August 11 @ 12:00 pm – 1:00 pm EST | Virtual
Inside the Journal of Advertising Research: Companions, Faces, and Creative Content in the Age of AI Advertising
AGENDA
Now in its sixty-sixth year, the Journal of Advertising Research is the ARF’s flagship journal and publishes rigorous, empirical research from academics and practitioners around the world. Our mission is to connect theory and practice through an independent peer-reviewed process.

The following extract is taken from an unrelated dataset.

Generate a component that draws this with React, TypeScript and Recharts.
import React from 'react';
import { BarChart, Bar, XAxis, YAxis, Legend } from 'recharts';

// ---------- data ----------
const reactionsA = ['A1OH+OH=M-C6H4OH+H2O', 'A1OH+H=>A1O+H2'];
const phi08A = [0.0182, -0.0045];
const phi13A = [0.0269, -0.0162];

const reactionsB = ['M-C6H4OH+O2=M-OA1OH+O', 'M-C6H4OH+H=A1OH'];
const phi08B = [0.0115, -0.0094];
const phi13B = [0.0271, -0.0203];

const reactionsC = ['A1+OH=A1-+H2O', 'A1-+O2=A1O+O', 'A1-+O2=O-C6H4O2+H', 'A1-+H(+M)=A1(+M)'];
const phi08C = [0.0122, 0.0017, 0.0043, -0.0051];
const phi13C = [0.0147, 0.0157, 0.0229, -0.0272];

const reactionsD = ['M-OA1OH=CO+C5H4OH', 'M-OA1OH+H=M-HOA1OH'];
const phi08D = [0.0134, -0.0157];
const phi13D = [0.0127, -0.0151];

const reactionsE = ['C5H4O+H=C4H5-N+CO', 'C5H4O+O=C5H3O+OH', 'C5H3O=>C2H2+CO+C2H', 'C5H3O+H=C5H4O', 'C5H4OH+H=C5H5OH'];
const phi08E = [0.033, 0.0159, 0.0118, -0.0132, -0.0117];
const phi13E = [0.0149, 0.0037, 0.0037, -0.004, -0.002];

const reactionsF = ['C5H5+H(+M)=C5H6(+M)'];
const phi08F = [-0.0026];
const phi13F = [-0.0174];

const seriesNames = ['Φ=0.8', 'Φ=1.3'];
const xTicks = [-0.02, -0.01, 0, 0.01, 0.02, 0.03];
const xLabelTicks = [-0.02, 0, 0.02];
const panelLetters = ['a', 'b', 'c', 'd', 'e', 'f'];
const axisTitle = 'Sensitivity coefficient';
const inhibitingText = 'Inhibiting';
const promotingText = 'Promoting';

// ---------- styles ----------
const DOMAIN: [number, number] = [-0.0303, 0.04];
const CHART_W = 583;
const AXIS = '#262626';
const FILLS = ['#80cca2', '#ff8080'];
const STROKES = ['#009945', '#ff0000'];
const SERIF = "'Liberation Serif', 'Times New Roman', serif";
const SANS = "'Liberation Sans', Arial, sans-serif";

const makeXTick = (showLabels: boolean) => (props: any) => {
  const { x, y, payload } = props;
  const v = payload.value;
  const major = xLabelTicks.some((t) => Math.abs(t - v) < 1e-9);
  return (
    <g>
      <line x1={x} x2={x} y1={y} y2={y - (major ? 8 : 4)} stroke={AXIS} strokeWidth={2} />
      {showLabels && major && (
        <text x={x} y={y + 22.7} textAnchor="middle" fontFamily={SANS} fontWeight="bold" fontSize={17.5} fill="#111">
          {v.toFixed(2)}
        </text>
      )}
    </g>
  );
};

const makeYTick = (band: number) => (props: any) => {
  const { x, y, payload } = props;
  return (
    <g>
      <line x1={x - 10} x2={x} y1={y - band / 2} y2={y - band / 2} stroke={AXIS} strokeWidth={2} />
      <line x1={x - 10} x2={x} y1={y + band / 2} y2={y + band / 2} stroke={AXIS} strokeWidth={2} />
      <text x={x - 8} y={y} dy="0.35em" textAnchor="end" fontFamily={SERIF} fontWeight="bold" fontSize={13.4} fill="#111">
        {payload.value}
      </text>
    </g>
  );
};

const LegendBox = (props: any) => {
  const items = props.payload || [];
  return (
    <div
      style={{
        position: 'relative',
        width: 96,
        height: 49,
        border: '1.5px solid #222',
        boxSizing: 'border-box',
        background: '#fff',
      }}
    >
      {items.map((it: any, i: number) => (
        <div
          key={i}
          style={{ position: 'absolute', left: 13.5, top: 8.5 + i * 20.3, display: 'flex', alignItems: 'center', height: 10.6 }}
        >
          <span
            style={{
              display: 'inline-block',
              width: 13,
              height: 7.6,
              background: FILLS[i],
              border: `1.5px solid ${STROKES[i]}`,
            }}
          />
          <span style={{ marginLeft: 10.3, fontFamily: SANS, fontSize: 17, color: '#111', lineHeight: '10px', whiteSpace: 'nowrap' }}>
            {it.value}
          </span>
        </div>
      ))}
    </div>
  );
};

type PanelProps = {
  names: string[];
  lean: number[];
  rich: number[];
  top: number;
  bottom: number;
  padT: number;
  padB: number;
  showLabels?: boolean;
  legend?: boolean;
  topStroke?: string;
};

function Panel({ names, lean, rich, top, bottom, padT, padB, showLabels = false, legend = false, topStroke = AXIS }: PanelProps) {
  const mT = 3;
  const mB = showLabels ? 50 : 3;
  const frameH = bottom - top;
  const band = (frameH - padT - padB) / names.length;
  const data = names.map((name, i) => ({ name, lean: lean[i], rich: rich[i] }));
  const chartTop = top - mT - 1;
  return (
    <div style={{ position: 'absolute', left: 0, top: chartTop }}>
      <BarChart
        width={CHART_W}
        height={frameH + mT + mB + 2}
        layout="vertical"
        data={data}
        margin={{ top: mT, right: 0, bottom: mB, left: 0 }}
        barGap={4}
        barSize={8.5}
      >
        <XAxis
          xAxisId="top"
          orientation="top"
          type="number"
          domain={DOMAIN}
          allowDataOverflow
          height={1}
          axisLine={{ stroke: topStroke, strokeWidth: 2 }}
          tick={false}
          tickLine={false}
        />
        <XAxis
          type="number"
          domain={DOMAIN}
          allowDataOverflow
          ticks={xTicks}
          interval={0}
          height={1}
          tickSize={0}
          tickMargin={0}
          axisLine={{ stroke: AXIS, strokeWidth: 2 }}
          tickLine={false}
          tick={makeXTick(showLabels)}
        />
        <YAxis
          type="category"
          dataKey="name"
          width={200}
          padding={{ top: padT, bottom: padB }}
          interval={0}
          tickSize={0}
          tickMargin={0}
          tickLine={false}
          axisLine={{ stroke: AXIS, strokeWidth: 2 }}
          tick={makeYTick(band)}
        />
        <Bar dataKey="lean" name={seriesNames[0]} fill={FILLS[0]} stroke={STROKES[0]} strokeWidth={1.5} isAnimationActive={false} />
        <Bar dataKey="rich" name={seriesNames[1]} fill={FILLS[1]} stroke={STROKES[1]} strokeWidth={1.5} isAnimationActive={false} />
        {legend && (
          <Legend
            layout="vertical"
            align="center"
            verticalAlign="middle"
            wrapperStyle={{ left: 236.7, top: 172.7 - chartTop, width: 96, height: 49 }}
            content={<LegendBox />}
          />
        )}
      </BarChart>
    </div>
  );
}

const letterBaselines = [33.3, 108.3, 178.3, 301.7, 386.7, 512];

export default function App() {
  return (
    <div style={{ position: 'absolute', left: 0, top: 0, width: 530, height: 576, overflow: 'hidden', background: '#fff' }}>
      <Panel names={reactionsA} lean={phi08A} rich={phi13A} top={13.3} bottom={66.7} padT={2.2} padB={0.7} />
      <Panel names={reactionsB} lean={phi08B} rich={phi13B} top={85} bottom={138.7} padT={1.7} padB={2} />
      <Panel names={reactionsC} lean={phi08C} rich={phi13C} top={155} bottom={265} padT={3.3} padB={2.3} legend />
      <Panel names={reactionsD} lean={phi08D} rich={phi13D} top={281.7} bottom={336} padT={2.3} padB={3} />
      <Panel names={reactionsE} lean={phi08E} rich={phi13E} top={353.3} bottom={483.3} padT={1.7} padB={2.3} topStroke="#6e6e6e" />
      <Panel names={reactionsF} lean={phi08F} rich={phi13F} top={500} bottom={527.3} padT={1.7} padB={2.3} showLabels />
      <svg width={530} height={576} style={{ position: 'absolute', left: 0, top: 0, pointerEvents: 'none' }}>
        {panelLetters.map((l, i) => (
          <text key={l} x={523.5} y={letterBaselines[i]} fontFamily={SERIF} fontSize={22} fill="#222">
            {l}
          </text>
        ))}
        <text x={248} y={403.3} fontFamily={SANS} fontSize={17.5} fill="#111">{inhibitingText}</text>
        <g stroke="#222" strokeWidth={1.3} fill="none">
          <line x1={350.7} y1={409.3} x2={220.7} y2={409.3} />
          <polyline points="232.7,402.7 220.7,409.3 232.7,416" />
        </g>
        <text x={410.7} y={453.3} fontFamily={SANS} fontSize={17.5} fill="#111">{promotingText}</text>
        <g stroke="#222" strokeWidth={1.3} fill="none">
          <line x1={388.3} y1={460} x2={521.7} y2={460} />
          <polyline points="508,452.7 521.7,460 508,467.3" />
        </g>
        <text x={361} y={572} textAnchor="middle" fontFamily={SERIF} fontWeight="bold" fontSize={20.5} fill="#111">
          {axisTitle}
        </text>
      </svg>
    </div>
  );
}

This Insights Studio highlights three articles recently published in JAR, all of them focused on a single question that advertisers are now facing in practice: when and how do consumers actually accept AI in advertising?
12:00PM
Welcome and Introduction
Colin Campbell, Editor In Chief, Journal of Advertising Research
12:08PM
How Small Talk and Co-Viewing with AI Companions Boost Advertising Effectiveness and Persuasion: Chat, Watch, and Buy
Andy Jeon, Sangwook Lee, and Hye Jin Yoon show that brief, casual conversation with a voice assistant like Alexa can change how people respond to ads they watch alongside it. In a living-room-style lab using galvanic skin response, longer small talk made the assistant feel more human, which lowered irritation with co-viewed commercials and raised both purchase intentions and receptivity to the assistant’s own product recommendations. The effect did not appear with a human co-viewer, suggesting that even minimal social cues from an AI can open a new context for reaching and persuading viewers.

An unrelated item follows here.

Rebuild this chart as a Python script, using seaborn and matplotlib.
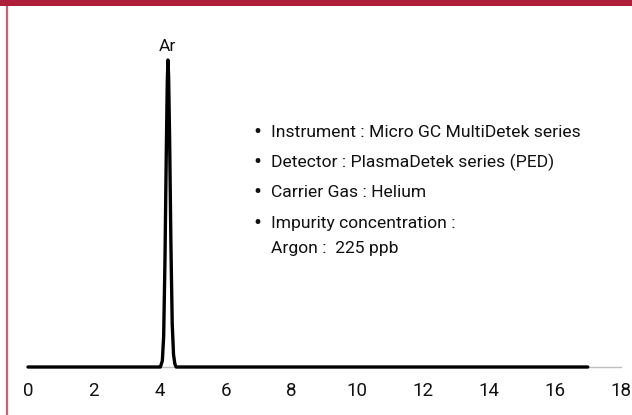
import matplotlib
matplotlib.use("Agg")
import matplotlib.pyplot as plt
import seaborn as sns
import pandas as pd
from matplotlib.patches import Rectangle
from matplotlib.lines import Line2D

# Data (chromatogram trace)
time_min = [0.0, 4.02, 4.08, 4.12, 4.16, 4.20, 4.23, 4.25, 4.27, 4.30, 4.34, 4.38, 4.42, 4.46, 4.50, 17.0]
signal = [0.0, 0.0, 0.02, 0.10, 0.35, 0.70, 0.93, 1.0, 0.95, 0.75, 0.40, 0.14, 0.04, 0.01, 0.0, 0.0]
peak_label = "Ar"
peak_time = 4.25
xticks = [0, 2, 4, 6, 8, 10, 12, 14, 16, 18]
info_lines = [
    "Instrument : Micro GC MultiDetek series",
    "Detector : PlasmaDetek series (PED)",
    "Carrier Gas : Helium",
    "Impurity concentration :",
]
info_extra = "Argon :  225 ppb"

sns.set_theme(style="white")
plt.rcParams["font.family"] = ["Roboto", "DejaVu Sans"]

W, H = 632, 415
fig = plt.figure(figsize=(W / 100, H / 100), dpi=100)

x0_px, x1_px = 28, 620.7
y_base_px, y_top_px = 367, 60
ax = fig.add_axes([x0_px / W, (H - y_base_px) / H, (x1_px - x0_px) / W, (y_base_px - y_top_px) / H])

df = pd.DataFrame({"time": time_min, "signal": signal})
sns.lineplot(data=df, x="time", y="signal", ax=ax, color="black", linewidth=2.4, clip_on=False,
             sort=False, estimator=None)

ax.set_xlim(0, 18)
ax.set_ylim(0, 1)
ax.set_xticks(xticks)
ax.set_xticklabels([str(t) for t in xticks], fontsize=13.5, color="#111111")
ax.set_yticks([])
ax.set_xlabel("")
ax.set_ylabel("")
for s in ["top", "right", "left"]:
    ax.spines[s].set_visible(False)
ax.spines["bottom"].set_color("#BFBFBF")
ax.spines["bottom"].set_linewidth(1.0)
ax.spines["bottom"].set_zorder(0)
ax.tick_params(axis="x", direction="out", length=4, width=1, color="#BFBFBF", pad=7)
ax.patch.set_alpha(0)

ax.annotate(peak_label, xy=(peak_time, 1), xytext=(0, 10), textcoords="offset points",
            ha="center", va="center", fontsize=12.5, color="#111111")

# Info text block (figure pixel coordinates)
ys = [132, 162, 192, 223]
for y, t in zip(ys, info_lines):
    fig.text(257 / W, 1 - y / H, "•", ha="center", va="center", fontsize=17, color="#111111")
    fig.text(271 / W, 1 - y / H, t, ha="left", va="center", fontsize=12.6, color="#111111")
fig.text(271 / W, 1 - 248 / H, info_extra, ha="left", va="center", fontsize=12.6, color="#111111")

# Decorative frame: red bar on top, pink line on left
fig.patches.append(Rectangle((0, 1 - 6 / H), 1, 6 / H, transform=fig.transFigure,
                             facecolor="#AE1E3A", edgecolor="none", zorder=5))
fig.lines.append(Line2D([6.5 / W, 6.5 / W], [0, 1 - 6 / H], transform=fig.transFigure,
                        color="#C8607A", linewidth=1.6, zorder=5))

fig.savefig("out.png", dpi=100, facecolor="white")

Presenters: Andy Jeon, Northern Illinois University, Sangwook Lee, University of Colorado Boulder, Hye Jin Yoon, University of Georgia
Authors: Yongwoog Andrew Jeon, Yuhosua Ryoo, Sangwook Lee, and Hye Jin Yoon
12:18PM
Is Similarity in Advertising a Double-Edged Sword? The Role of AI-Generated Faces
Arno De Caigny presents a new, image-based way to measure facial similarity and uses it to test how far personalization can go. Purchase intentions rise as an AI-generated face comes to resemble the viewer, but only up to a point. Around 57 percent similarity is optimal, and pushing past it toward near-exact resemblance triggers a too-similar-to-me effect that drives purchase intentions back down. The finding gives practitioners a concrete guardrail for how far to push facial matching when building hyper-personalized campaigns with generative AI.

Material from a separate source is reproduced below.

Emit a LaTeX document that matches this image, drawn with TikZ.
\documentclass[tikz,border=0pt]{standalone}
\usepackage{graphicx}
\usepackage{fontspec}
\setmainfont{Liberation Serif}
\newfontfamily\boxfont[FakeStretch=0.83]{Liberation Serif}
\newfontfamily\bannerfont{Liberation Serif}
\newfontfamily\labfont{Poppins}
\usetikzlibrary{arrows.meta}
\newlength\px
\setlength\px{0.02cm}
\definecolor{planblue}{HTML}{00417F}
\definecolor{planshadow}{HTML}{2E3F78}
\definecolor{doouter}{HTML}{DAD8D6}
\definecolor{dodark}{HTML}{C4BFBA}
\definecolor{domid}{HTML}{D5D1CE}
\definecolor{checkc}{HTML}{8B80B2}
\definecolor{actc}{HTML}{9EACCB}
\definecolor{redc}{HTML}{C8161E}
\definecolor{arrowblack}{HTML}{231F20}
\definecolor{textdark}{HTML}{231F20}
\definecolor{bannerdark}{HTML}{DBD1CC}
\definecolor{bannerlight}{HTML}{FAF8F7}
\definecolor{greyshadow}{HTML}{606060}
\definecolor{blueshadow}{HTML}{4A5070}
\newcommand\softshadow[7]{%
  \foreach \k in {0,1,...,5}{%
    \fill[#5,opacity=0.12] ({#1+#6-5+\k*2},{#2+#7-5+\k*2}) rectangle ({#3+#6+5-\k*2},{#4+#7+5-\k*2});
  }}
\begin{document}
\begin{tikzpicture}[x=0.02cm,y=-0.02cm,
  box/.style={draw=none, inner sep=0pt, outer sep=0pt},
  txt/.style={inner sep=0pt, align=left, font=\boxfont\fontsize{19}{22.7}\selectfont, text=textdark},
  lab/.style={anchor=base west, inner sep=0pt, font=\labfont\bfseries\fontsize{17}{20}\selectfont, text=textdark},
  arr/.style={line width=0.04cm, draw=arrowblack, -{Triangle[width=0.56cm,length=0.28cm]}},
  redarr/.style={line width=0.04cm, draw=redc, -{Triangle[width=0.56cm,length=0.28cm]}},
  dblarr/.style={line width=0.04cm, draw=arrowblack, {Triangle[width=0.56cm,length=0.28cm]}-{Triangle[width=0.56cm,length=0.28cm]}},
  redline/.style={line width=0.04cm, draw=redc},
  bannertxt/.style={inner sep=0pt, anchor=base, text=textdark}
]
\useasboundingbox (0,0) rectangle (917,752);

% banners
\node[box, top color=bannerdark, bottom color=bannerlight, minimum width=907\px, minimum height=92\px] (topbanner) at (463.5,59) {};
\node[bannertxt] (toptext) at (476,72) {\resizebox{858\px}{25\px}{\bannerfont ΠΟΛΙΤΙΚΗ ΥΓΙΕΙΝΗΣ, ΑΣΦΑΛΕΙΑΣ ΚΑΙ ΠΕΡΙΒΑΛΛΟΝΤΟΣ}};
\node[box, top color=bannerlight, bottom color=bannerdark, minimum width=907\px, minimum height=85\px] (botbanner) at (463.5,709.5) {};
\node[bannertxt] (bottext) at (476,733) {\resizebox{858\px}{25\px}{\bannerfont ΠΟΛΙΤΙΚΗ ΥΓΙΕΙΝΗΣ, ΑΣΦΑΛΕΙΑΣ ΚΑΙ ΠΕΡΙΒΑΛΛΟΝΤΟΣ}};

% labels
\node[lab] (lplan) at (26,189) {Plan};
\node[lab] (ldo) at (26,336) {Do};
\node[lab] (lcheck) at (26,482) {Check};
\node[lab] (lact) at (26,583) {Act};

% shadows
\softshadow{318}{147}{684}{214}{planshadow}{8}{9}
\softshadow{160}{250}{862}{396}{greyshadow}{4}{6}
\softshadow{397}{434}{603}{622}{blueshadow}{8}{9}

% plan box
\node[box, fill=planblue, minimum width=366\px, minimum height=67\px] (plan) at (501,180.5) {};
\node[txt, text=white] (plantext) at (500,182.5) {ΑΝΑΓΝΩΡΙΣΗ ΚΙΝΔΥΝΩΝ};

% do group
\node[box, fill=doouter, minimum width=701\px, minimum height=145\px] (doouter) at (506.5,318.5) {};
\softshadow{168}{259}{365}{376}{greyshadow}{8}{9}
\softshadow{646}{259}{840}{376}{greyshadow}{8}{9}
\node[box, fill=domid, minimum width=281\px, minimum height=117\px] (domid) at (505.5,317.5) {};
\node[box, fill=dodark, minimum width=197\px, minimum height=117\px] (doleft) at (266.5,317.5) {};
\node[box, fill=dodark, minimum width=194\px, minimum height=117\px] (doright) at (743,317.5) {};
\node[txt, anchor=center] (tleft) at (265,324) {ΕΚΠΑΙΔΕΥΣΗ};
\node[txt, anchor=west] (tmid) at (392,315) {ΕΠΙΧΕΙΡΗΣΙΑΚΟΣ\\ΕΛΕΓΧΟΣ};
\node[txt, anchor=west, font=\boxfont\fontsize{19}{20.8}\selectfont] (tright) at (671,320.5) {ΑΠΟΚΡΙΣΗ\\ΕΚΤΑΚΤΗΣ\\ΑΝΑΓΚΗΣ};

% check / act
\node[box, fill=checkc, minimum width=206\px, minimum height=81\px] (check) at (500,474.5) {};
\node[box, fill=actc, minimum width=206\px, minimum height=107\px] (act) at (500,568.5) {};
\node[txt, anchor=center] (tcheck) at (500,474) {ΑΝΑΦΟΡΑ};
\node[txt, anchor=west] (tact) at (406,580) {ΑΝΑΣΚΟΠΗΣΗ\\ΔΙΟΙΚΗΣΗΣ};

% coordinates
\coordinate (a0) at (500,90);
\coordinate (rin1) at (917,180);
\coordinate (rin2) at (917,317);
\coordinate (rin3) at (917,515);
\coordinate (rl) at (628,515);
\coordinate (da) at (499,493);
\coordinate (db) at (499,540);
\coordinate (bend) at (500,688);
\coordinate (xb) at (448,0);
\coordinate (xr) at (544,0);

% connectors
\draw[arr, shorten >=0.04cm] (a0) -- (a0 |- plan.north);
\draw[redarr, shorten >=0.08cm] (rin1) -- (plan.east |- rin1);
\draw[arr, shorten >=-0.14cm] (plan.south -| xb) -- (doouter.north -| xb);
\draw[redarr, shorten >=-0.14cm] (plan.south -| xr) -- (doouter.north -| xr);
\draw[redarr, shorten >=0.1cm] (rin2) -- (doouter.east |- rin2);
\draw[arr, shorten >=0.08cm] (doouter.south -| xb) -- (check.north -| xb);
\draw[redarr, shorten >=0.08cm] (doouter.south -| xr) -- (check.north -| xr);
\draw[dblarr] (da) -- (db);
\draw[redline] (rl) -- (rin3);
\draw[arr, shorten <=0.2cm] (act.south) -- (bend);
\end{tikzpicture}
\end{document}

Presenter: Arno De Caigny, IESEG School of Management and Gudrun Roose, Ghent University
Authors: Arno De Caigny and Gudrun Roose
12:28PM
Rethinking Expectancy Disconfirmation in Consumer Responses to AI-Generated Creative Content
Stefan Bernritter presents six experiments that reverse one of marketing’s most familiar rules. For human creators, beating expectations is rewarded, but for AI the opposite holds. When AI creative overperforms, consumers feel threatened and reject it; when it underperforms, they are more forgiving and more likely to choose it. The work also identifies four levers practitioners can use to make AI work as acceptable as human work.
Presenter: Stefan Bernritter, King’s Business School, King’s College London
Authors: Malgorzata (Mags) Karpinska-Krakowiak and Stefan F. Bernritter
12:38PM
Panel Discussion/Q&A
All speakers join Colin Campbell, Editor In Chief of the Journal of Advertising Research, for a Q&A session.